ABUJA (Reuters) – Italy’s development finance institution Cassa Depositi e Prestiti SpA (CDP) plans to lend 100 million euros ($100.65 million) to the Africa Finance Corporation (AFC) for renewable energy and climate projects, the Lagos-based financier said on Wednesday.
As the world transitions to clean energy, Nigeria and other African countries are seeking more affordable long-term financing to invest in off-grid and low-carbon projects.
Power demand in Nigeria vastly outstrips supply, meaning its 200 million inhabitants must either go without power or rely on expensive, fume-belching generators.

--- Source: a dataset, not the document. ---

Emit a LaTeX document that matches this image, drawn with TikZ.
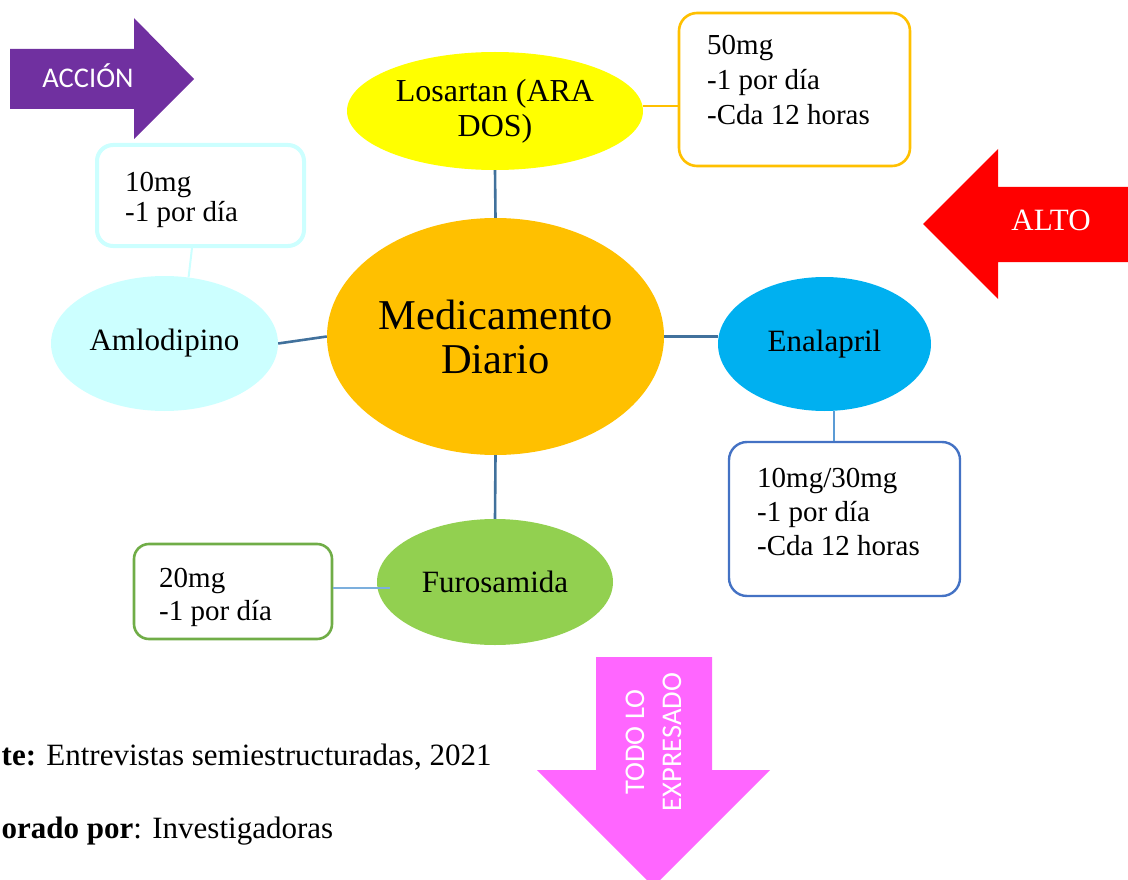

Nigeria has capacity to produce an estimated 7,000 megawatts (MW) of power, but due to weak infrastructure, gas supply problems and water shortages only a little more than half of that reaches the national grid.
The loan by CDP, which has assets totalling over 400 billion euros ($402.60 billion), will help Nigeria build infrastructure to combat climate change, as well as catalyse industrialisation, create jobs and reduce poverty, the AFC said.
Established in 2007 by West African states including Nigeria and Ghana to invest in African infrastructure projects, AFC has invested over $10 billion in over a decade in projects across 35 African countries.
The CDP investment adds to loans from Germany’s KfW, India’s Exim Bank, Netherland’s FMO and France’s Proparco, the AFC said, as it seeks to expand its pool of financiers.
The AFC said it had acquired Africa’s biggest renewables independent power producer, Lekela Power, last month and plans to double generation capacity within four years.